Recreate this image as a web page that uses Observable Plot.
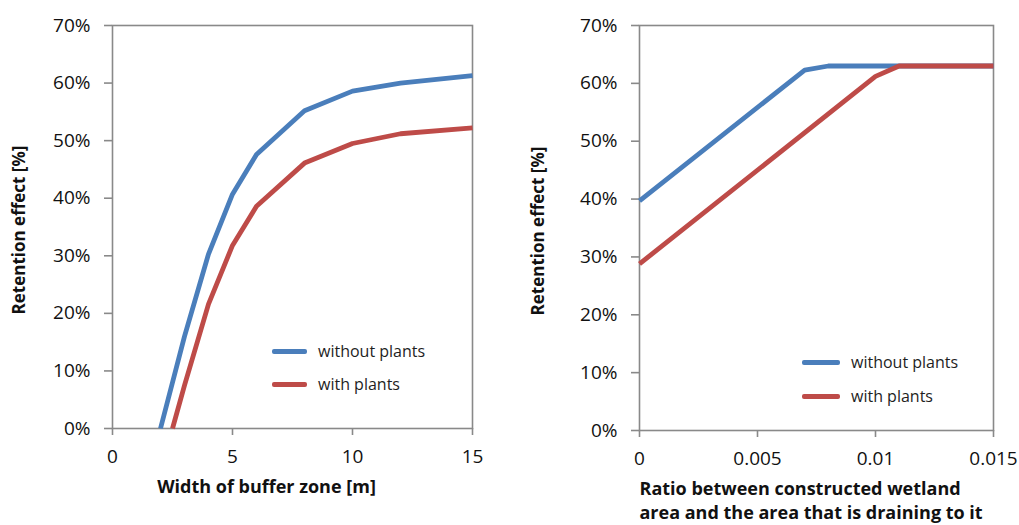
<!DOCTYPE html>
<html>
<head>
<meta charset="utf-8">
<script src="https://cdn.jsdelivr.net/npm/d3@7"></script>
<script src="https://cdn.jsdelivr.net/npm/@observablehq/plot@0.6"></script>
<style>
  html, body { margin: 0; padding: 0; background: #fff; }
  #wrap { position: relative; width: 1019px; height: 525px; overflow: hidden; font-family: "Open Sans", sans-serif; }
  .panel { position: absolute; top: 0; }
  .legend { position: absolute; font-family: "Open Sans", sans-serif; font-size: 16px; color: #1e1e1e; }
  .legend .row { position: absolute; white-space: nowrap; display: flex; align-items: center; }
  .legend .sw { display: inline-block; height: 5px; border-radius: 2px; margin-right: 11px; }
</style>
</head>
<body>
<div id="wrap"></div>
<script>
// ---- Data ----
const seriesNames = ["without plants", "with plants"];
const seriesColors = ["#4a7ebb", "#be4b48"];

// Left panel: width of buffer zone [m]
const bufferWidthWithout = [2, 3, 4, 5, 6, 8, 10, 12, 15];
const retentionBufferWithout = [0, 0.16, 0.303, 0.407, 0.476, 0.552, 0.586, 0.600, 0.613];
const bufferWidthWith = [2.5, 3, 4, 5, 6, 8, 10, 12, 15];
const retentionBufferWith = [0, 0.075, 0.216, 0.318, 0.386, 0.461, 0.495, 0.512, 0.522];

// Right panel: ratio wetland area / draining area
const ratioWithout = [0, 0.007, 0.008, 0.011, 0.015];
const retentionRatioWithout = [0.397, 0.623, 0.63, 0.63, 0.63];
const ratioWith = [0, 0.010, 0.011, 0.015];
const retentionRatioWith = [0.288, 0.612, 0.63, 0.63];

const leftXTicks = [0, 5, 10, 15];
const rightXTicks = [0, 0.005, 0.01, 0.015];
const yTicks = [0, 0.1, 0.2, 0.3, 0.4, 0.5, 0.6, 0.7];

const yTitle = "Retention effect [%]";
const leftXTitle = "Width of buffer zone [m]";
const rightXTitle = "Ratio between constructed wetland\narea and the area that is draining to it";

// ---- Build ----
const gray = "#898989";
const ink = "#111";

function toRows(xs, ys, s) { return xs.map((x, i) => ({x, y: ys[i], s})); }

function panel({rows, xDomain, xTicks, xFmt, margins, width, xTitle, xTitleAnchor, xTitleDx, yTitleDx}) {
  return Plot.plot({
    width, height: 525,
    marginLeft: margins[0], marginRight: margins[1], marginTop: margins[2], marginBottom: margins[3],
    style: {fontFamily: "Open Sans, sans-serif", background: "#fff", overflow: "visible"},
    x: {domain: xDomain},
    y: {domain: [0, 0.7]},
    marks: [
      Plot.frame({stroke: gray, strokeWidth: 1.6}),
      Plot.axisY({ticks: yTicks, tickFormat: d3.format(".0%"), tickSize: 8, tickPadding: 14,
        fontSize: 19, stroke: gray, strokeWidth: 1.6, fill: ink, label: null}),
      Plot.axisX({ticks: xTicks, tickFormat: xFmt, tickSize: 7, tickPadding: 14,
        fontSize: 19, stroke: gray, strokeWidth: 1.6, fill: ink, label: null}),
      Plot.line(rows, {x: "x", y: "y", z: "s", stroke: "s", strokeWidth: 4.8,
        strokeLinejoin: "round", strokeLinecap: "butt"}),
      Plot.text([yTitle], {frameAnchor: "left", textAnchor: "middle", rotate: -90, dx: yTitleDx, dy: 3,
        fontSize: 17, fontWeight: "bold", fill: "#111"}),
      Plot.text([xTitle], {frameAnchor: xTitleAnchor, textAnchor: xTitleAnchor === "bottom-left" ? "start" : "middle",
        lineAnchor: "top", dx: xTitleDx, dy: 48, lineHeight: 1.32,
        fontSize: 18, fontWeight: "bold", fill: "#111"})
    ],
    color: {domain: seriesNames, range: seriesColors}
  });
}

const wrap = document.getElementById("wrap");

const left = panel({
  rows: [...toRows(bufferWidthWithout, retentionBufferWithout, seriesNames[0]),
         ...toRows(bufferWidthWith, retentionBufferWith, seriesNames[1])],
  xDomain: [0, 15], xTicks: leftXTicks, xFmt: d3.format("d"),
  margins: [112, 38, 25, 97], width: 510,
  xTitle: leftXTitle, xTitleAnchor: "bottom", xTitleDx: -26, yTitleDx: -93
});
left.classList.add("panel"); left.style.left = "0px";
wrap.appendChild(left);

const right = panel({
  rows: [...toRows(ratioWithout, retentionRatioWithout, seriesNames[0]),
         ...toRows(ratioWith, retentionRatioWith, seriesNames[1])],
  xDomain: [0, 0.015], xTicks: rightXTicks, xFmt: d => d === 0 ? "0" : String(+d.toFixed(3)),
  margins: [129, 26, 25, 95], width: 509,
  xTitle: rightXTitle, xTitleAnchor: "bottom-left", xTitleDx: 0, yTitleDx: -101
});
right.classList.add("panel"); right.style.left = "510px";
wrap.appendChild(right);

// Legends (HTML, outside the plots)
function legend(x, ys, lineW) {
  const lg = document.createElement("div");
  lg.className = "legend";
  seriesNames.forEach((name, i) => {
    const row = document.createElement("div");
    row.className = "row";
    row.style.left = x + "px";
    row.style.top = (ys[i] - 11) + "px";
    row.style.height = "22px";
    const sw = document.createElement("span");
    sw.className = "sw";
    sw.style.width = lineW + "px";
    sw.style.background = seriesColors[i];
    row.appendChild(sw);
    row.appendChild(document.createTextNode(name));
    lg.appendChild(row);
  });
  wrap.appendChild(lg);
}
legend(272, [351, 384], 35);
legend(802, [362, 396], 38);
</script>
</body>
</html>
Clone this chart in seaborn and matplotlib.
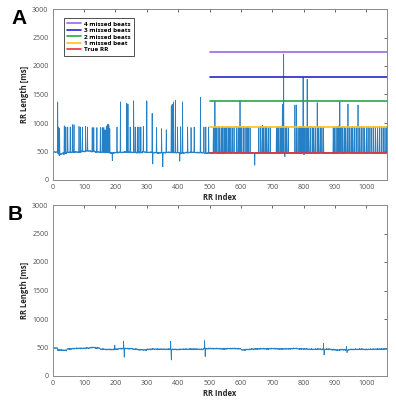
import numpy as np
import pandas as pd
import matplotlib
matplotlib.use("Agg")
import matplotlib.pyplot as plt
import seaborn as sns

N_BEATS = 1065
BLOCK = 15

# ---- Panel A data ----
a_base = [490, 455, 470, 485, 490, 490, 500, 510, 500, 490,
          485, 480, 475, 480, 485, 490, 485, 480, 480, 490,
          485, 480, 475, 480, 485, 480, 480, 470, 480, 485,
          480, 480, 470, 475, 480, 474, 474, 474, 474, 474,
          474, 474, 474, 474, 474, 474, 474, 474, 474, 474,
          474, 474, 474, 474, 474, 474, 474, 474, 474, 474,
          474, 474, 474, 474, 474, 474, 474, 474, 474, 474, 474]

a_spike_idx = [15, 17, 21, 36, 41, 47, 55, 62, 67, 83, 88, 94, 104, 110, 125, 130,
               140, 151, 157, 162, 166, 170, 173, 176, 178, 181, 204, 215, 235, 239,
               246, 257, 262, 269, 274, 280, 288, 299, 316, 330, 346, 361, 377, 380,
               384, 390, 397, 407, 413, 429, 440, 450, 470, 481, 487, 496,
               511, 516, 520, 526, 531, 536, 540, 545, 549, 553, 558, 562, 567, 572,
               577, 585, 590, 594, 596, 600, 606, 612, 618, 622, 628,
               656, 662, 667, 671, 676, 681, 686, 692,
               712, 716, 720, 725, 729, 731, 735, 740, 745, 750,
               771, 776, 781, 786, 790, 794, 797, 801, 806, 810, 815, 820,
               826, 831, 836, 842, 847, 852, 857, 862,
               893, 897, 902, 907, 911, 914, 918, 923, 928, 933, 938, 940, 945, 950,
               955, 960, 966, 972, 977, 982, 988, 993, 999, 1004, 1010, 1016, 1022,
               1028, 1034, 1040, 1046, 1052, 1058, 1063]
a_spike_val = [1370, 930, 910, 950, 930, 930, 930, 970, 970, 940, 930, 930, 940, 930, 920, 920,
               920, 920, 920, 920, 880, 940, 970, 980, 960, 900, 930, 1370, 1350, 1330,
               930, 1390, 930, 930, 930, 930, 940, 1390, 1170, 920, 900, 880, 1300, 1330,
               1370, 1400, 930, 935, 1370, 930, 920, 930, 1450, 930, 930, 930,
               920, 1380, 930, 940, 930, 920, 940, 930, 920, 930, 940, 920, 930, 910,
               930, 940, 930, 920, 1400, 930, 940, 920, 930, 940, 920,
               930, 940, 960, 930, 940, 930, 920, 930,
               920, 930, 940, 930, 920, 1330, 2210, 930, 940, 920,
               1316, 1316, 920, 930, 940, 930, 1800, 930, 920, 1766, 930, 940,
               930, 920, 930, 1357, 940, 930, 920, 930,
               930, 920, 940, 930, 950, 1375, 930, 940, 930, 920, 940, 1333, 930, 920,
               940, 930, 920, 1316, 930, 940, 930, 920, 930, 940, 930, 920, 940,
               930, 920, 940, 930, 920, 930, 940]

a_dip_idx = [20, 35, 189, 318, 350, 404, 643, 739, 800]
a_dip_val = [425, 440, 340, 280, 230, 330, 260, 410, 440]

# small beat-to-beat variation read from the baseline fuzz (ms), repeated along the record
beat_jitter = [0, 6, -4, 9, -8, 3, 12, -5, -11, 4, 7, -2, -9, 10, 2, -6, 5, -12, 8, -3,
               11, -7, 1, -10, 6, 3, -4, 9, -6, 0, -8, 5, 13, -9, 2]

# reference levels (1..4 missed beats and true RR), drawn from beat 502 on
level_names = ["4 missed beats", "3 missed beats", "2 missed beats", "1 missed beat", "True RR"]
level_values = [2245, 1807, 1386, 930, 474]
level_colors = ["#A066E0", "#2424D8", "#22A84A", "#FFC21A", "#E8303A"]
level_start = 502

# ---- Panel B data ----
b_base = [490, 455, 450, 475, 480, 485, 485, 490, 500, 490,
          470, 465, 465, 470, 480, 482, 478, 470, 460, 458,
          468, 472, 470, 468, 470, 466, 465, 468, 470, 472,
          470, 468, 478, 482, 480, 478, 476, 480, 482, 478,
          458, 465, 472, 476, 478, 476, 480, 478, 474, 476,
          478, 482, 476, 474, 470, 468, 472, 466, 470, 462,
          455, 462, 458, 465, 468, 470, 466, 468, 470, 472, 472]
b_spike_idx = [197, 225, 227, 375, 377, 483, 485, 862, 864, 935, 937]
b_spike_val = [540, 610, 330, 610, 280, 620, 340, 575, 370, 520, 410]

x_ticks = list(range(0, 1001, 100))
y_ticks = list(range(0, 3001, 500))


def build(base, idx, val):
    y = np.repeat(np.array(base, dtype=float), BLOCK)[:N_BEATS]
    jit = np.resize(np.array(beat_jitter, dtype=float), N_BEATS)
    y = y + jit
    for i, v in zip(idx, val):
        y[i] = v
    return pd.DataFrame({"RR Index": np.arange(1, N_BEATS + 1), "RR": y})


a_df = build(a_base, a_spike_idx + a_dip_idx, a_spike_val + a_dip_val)
b_df = build(b_base, b_spike_idx, b_spike_val)

sns.set_theme(style="white")
plt.rcParams["font.family"] = ["Open Sans", "DejaVu Sans"]

fig = plt.figure(figsize=(3.96, 4.0), dpi=100)
axA = fig.add_axes([0.133, 0.55, 0.844, 0.4275])
axB = fig.add_axes([0.133, 0.06, 0.844, 0.4275])

sig_color = "#2580C6"
tick_color = "#505050"

for ax, df in [(axA, a_df), (axB, b_df)]:
    sns.lineplot(data=df, x="RR Index", y="RR", ax=ax, color=sig_color,
                 linewidth=0.55, estimator=None, sort=False)
    ax.set_xlim(0, 1065)
    ax.set_ylim(0, 3000)
    ax.set_xticks(x_ticks)
    ax.set_yticks(y_ticks)
    ax.tick_params(direction="in", length=2.5, width=0.6, colors=tick_color,
                   labelsize=5, top=True, right=True, pad=3)
    ax.tick_params(axis="x", labeltop=False)
    ax.tick_params(axis="y", labelright=False)
    for s in ax.spines.values():
        s.set_color("#8a8a8a")
        s.set_linewidth(0.7)
        s.set_visible(True)
    ax.set_xlabel("RR Index", fontsize=5.5, fontweight="bold", color="#262626", labelpad=1)
    ax.set_ylabel("RR Length [ms]", fontsize=5.5, fontweight="bold", color="#262626", labelpad=2)

# reference levels in panel A
handles = []
for name, v, c in zip(level_names, level_values, level_colors):
    h, = axA.plot([level_start, 1065], [v, v], color=c, linewidth=1.2, label=name)
    handles.append(h)

leg = axA.legend(handles=handles, loc="upper left", bbox_to_anchor=(0.033, 0.947),
                 borderaxespad=0, fontsize=4.6, handlelength=2.2, handletextpad=0.5,
                 labelspacing=0.15, frameon=True, fancybox=False, borderpad=0.5)
leg.get_frame().set_edgecolor("#000000")
leg.get_frame().set_linewidth(0.6)
for t in leg.get_texts():
    t.set_fontweight("bold")
    t.set_color("#000000")

fig.text(0.03, 0.955, "A", fontsize=15, fontweight="bold", family="Liberation Sans",
         color="#000000", ha="left", va="center")
fig.text(0.02, 0.465, "B", fontsize=15, fontweight="bold", family="Liberation Sans",
         color="#000000", ha="left", va="center")

fig.savefig("out.png", dpi=100)
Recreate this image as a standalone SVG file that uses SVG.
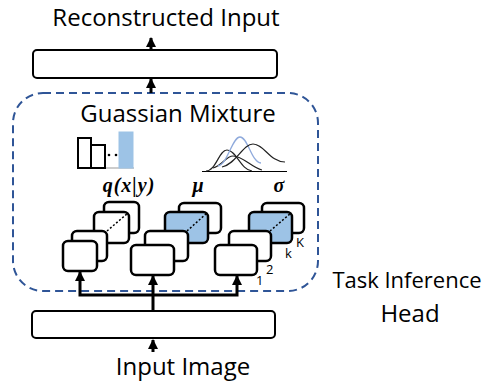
<svg xmlns="http://www.w3.org/2000/svg" width="487" height="383" viewBox="0 0 487 383">
<style>
.t{font-family:"Open Sans","Liberation Sans",sans-serif;font-size:24px;fill:#000}
.s{font-family:"Open Sans","Liberation Sans",sans-serif;font-size:13px;fill:#000}
.m{font-family:"Liberation Serif","DejaVu Serif",serif;font-size:20px;font-weight:bold;font-style:italic;fill:#000}
.box{fill:#fff;stroke:#000;stroke-width:2}
.card{fill:#fff;stroke:#000;stroke-width:2.5}
.blue{fill:#9DC3E6;stroke:#000;stroke-width:2.5}
.dot{stroke:#000;stroke-width:1.5;stroke-dasharray:2 2;fill:none}
.con{stroke:#000;stroke-width:3;fill:none}
.g{fill:none;stroke:#222;stroke-width:1.2}
</style>
<defs>
<marker id="ah" markerUnits="userSpaceOnUse" markerWidth="10" markerHeight="10" viewBox="0 0 10 10" refX="9" refY="5" orient="auto-start-reverse">
<path d="M0,0 L10,5 L0,10 Z" fill="#000"/>
</marker>
</defs>

<g id="title">
<text class="t" x="166" y="26" text-anchor="middle">Reconstructed Input</text>
</g>

<g id="decoder">
<rect class="box" x="33" y="50" width="244" height="28" rx="4"/>
</g>

<g id="task-head">
<rect x="13" y="93" width="305" height="198" rx="30" fill="none" stroke="#2F5597" stroke-width="2" stroke-dasharray="8 5"/>
<text class="t" x="178" y="122" text-anchor="middle">Guassian Mixture</text>
</g>

<g id="bar-chart">
<line x1="77" y1="168" x2="134" y2="168" stroke="#999" stroke-width="1"/>
<rect x="78" y="138" width="13" height="30" fill="#fff" stroke="#000" stroke-width="2"/>
<rect x="91" y="145" width="14" height="23" fill="#fff" stroke="#000" stroke-width="2"/>
<circle cx="109" cy="155" r="1.3" fill="#000"/>
<circle cx="116" cy="155" r="1.3" fill="#000"/>
<rect x="119" y="132" width="14" height="36" fill="#9DC3E6" stroke="#9DC3E6" stroke-width="1"/>
</g>

<g id="gaussians">
<line x1="202" y1="171.5" x2="287" y2="171.5" stroke="#000" stroke-width="1.2"/>
<path class="g" d="M206,171 C216,171 219,150 227,150 C236,150 241,170 252,171"/>
<path class="g" d="M213,168 C222,166 226,156 233,156 C243,156 252,168 262,170"/>
<path d="M218,166 C228,164 232,137 240,137 C248,137 251,162 261,163" fill="none" stroke="#8FAADC" stroke-width="1.3"/>
<path class="g" d="M222,167 C236,164 243,144 253,144 C264,144 270,162 285,162"/>
</g>

<g id="labels-math">
<text class="m" x="129" y="192" text-anchor="middle" letter-spacing="1">q(x|y)</text>
<text class="m" x="198" y="192" text-anchor="middle">μ</text>
<text class="m" x="279" y="192" text-anchor="middle">σ</text>
</g>

<g id="stack-q">
<rect class="card" x="104" y="202" width="35" height="31" rx="5"/>
<rect class="card" x="94" y="212" width="35" height="31" rx="5"/>
<rect class="card" x="72" y="231" width="35" height="30" rx="5"/>
<rect class="card" x="63" y="241" width="34" height="30" rx="5"/>
<line class="dot" x1="107" y1="231" x2="128" y2="213"/>
</g>

<g id="stack-mu">
<rect class="card" x="179" y="203" width="42" height="30" rx="5"/>
<rect class="blue" x="165" y="212" width="43" height="31" rx="5"/>
<rect class="card" x="145" y="231" width="43" height="30" rx="5"/>
<rect class="card" x="131" y="245" width="43" height="30" rx="5"/>
<line class="dot" x1="187" y1="231" x2="207" y2="213"/>
</g>

<g id="stack-sigma">
<rect class="card" x="262" y="203" width="42" height="30" rx="5"/>
<rect class="blue" x="249" y="212" width="43" height="31" rx="5"/>
<rect class="card" x="229" y="231" width="42" height="30" rx="5"/>
<rect class="card" x="215" y="245" width="42" height="30" rx="5"/>
<line class="dot" x1="270" y1="231" x2="291" y2="213"/>
<text class="s" x="296" y="247">K</text>
<text class="s" x="285" y="258">k</text>
<text class="s" x="266" y="274">2</text>
<text class="s" x="256" y="285">1</text>
</g>

<g id="encoder">
<rect class="box" x="32" y="311" width="243" height="27" rx="4"/>
</g>

<g id="labels">
<text class="t" x="183" y="375" text-anchor="middle">Input Image</text>
<text class="t" x="407" y="288" text-anchor="middle" style="font-size:22px">Task Inference</text>
<text class="t" x="410" y="322" text-anchor="middle">Head</text>
</g>

<g id="connectors">
<line class="con" x1="151" y1="50" x2="151" y2="38" stroke-width="2.5" marker-end="url(#ah)"/>
<line class="con" x1="151" y1="93" x2="151" y2="79" stroke-width="2.5" marker-end="url(#ah)"/>
<line class="con" x1="153" y1="352" x2="153" y2="340" stroke-width="2.5" marker-end="url(#ah)"/>
<line class="con" x1="153" y1="311" x2="153" y2="276" marker-end="url(#ah)"/>
<polyline class="con" points="80,272 80,295 237,295 237,276" marker-start="url(#ah)" marker-end="url(#ah)"/>
</g>
</svg>
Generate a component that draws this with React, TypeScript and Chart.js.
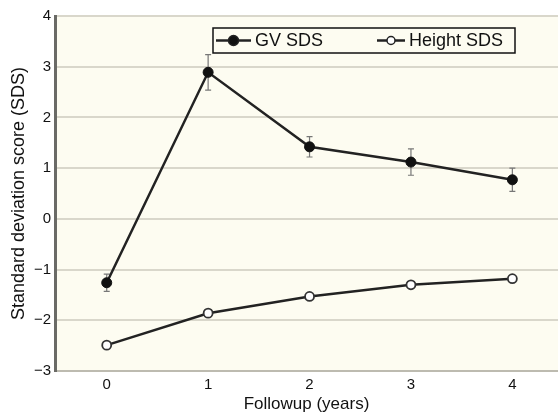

# Task description
Copy exactly, and copy only, the lines from the one with "Clone this chart in seaborn and matplotlib." to the one with "474, 474, 474, 474, 474, 474, 474, 474, 474, 474, 474]", ends included. Pictures are not part of the copy.

# Final result
Clone this chart in seaborn and matplotlib.
import numpy as np
import pandas as pd
import matplotlib
matplotlib.use("Agg")
import matplotlib.pyplot as plt
import seaborn as sns

N_BEATS = 1065
BLOCK = 15

# ---- Panel A data ----
a_base = [490, 455, 470, 485, 490, 490, 500, 510, 500, 490,
          485, 480, 475, 480, 485, 490, 485, 480, 480, 490,
          485, 480, 475, 480, 485, 480, 480, 470, 480, 485,
          480, 480, 470, 475, 480, 474, 474, 474, 474, 474,
          474, 474, 474, 474, 474, 474, 474, 474, 474, 474,
          474, 474, 474, 474, 474, 474, 474, 474, 474, 474,
          474, 474, 474, 474, 474, 474, 474, 474, 474, 474, 474]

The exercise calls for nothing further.